■ **GOAL**
Your task is to copy every line of the records below that contains "this".

■ **DATA SHOWN**

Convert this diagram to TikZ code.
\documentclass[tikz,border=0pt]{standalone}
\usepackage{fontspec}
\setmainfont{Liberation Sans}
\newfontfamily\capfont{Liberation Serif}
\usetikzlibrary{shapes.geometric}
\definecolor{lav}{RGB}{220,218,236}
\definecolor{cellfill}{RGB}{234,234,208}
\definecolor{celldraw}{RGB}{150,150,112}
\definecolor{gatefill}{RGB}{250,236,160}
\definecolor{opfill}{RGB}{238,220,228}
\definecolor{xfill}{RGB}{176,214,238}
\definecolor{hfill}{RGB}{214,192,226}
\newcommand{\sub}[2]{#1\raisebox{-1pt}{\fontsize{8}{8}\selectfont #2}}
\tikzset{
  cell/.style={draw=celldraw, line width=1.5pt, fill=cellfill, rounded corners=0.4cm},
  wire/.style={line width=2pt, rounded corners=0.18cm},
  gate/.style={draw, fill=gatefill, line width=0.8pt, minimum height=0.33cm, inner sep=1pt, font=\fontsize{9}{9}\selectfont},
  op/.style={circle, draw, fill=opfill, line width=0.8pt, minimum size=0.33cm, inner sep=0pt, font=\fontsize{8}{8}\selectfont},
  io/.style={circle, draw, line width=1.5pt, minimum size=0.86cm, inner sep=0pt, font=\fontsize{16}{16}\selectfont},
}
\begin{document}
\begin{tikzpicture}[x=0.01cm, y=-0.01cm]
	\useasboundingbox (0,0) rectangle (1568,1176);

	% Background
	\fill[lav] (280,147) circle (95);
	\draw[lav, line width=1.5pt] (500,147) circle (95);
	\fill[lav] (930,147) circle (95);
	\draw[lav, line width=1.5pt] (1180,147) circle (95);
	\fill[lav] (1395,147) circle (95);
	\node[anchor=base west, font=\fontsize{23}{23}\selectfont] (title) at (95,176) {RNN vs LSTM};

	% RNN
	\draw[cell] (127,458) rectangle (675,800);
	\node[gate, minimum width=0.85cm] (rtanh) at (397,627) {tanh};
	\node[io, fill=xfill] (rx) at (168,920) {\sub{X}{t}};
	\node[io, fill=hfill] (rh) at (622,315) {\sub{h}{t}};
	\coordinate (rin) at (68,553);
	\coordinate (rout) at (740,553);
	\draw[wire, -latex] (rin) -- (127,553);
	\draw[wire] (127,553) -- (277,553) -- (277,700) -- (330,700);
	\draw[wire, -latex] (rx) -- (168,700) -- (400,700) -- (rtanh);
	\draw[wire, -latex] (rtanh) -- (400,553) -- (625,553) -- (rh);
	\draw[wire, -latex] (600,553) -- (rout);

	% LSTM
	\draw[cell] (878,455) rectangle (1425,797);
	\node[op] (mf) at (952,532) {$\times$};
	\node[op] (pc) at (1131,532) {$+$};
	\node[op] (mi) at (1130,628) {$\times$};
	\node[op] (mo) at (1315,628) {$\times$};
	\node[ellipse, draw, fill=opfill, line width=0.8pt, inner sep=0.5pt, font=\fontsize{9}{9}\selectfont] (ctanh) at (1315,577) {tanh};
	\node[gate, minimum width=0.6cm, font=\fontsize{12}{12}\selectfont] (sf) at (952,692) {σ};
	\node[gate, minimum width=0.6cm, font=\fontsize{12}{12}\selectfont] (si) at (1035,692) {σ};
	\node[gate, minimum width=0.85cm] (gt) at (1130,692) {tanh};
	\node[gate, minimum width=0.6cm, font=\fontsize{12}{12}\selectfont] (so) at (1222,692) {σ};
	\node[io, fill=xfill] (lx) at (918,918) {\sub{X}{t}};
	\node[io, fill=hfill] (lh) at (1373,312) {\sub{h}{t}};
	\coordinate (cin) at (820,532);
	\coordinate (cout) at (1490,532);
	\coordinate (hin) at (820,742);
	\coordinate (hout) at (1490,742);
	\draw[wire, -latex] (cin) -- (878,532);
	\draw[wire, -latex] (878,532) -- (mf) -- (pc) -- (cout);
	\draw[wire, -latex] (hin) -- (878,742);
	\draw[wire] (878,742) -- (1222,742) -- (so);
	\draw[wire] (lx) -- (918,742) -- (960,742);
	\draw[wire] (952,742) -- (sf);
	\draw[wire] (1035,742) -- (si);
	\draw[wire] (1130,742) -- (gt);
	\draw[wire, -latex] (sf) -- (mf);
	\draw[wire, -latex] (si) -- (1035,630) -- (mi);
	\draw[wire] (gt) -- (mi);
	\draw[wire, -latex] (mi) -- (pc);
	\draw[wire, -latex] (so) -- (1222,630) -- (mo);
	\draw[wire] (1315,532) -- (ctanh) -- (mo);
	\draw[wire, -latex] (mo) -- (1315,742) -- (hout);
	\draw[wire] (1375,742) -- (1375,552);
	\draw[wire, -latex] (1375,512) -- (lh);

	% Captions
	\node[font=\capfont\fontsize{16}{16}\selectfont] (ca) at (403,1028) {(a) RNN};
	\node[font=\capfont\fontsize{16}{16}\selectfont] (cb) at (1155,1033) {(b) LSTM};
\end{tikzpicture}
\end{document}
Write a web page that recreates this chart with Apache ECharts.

■ **PROBLEM SOLUTION**
Convert this diagram to TikZ code.
Write a web page that recreates this chart with Apache ECharts.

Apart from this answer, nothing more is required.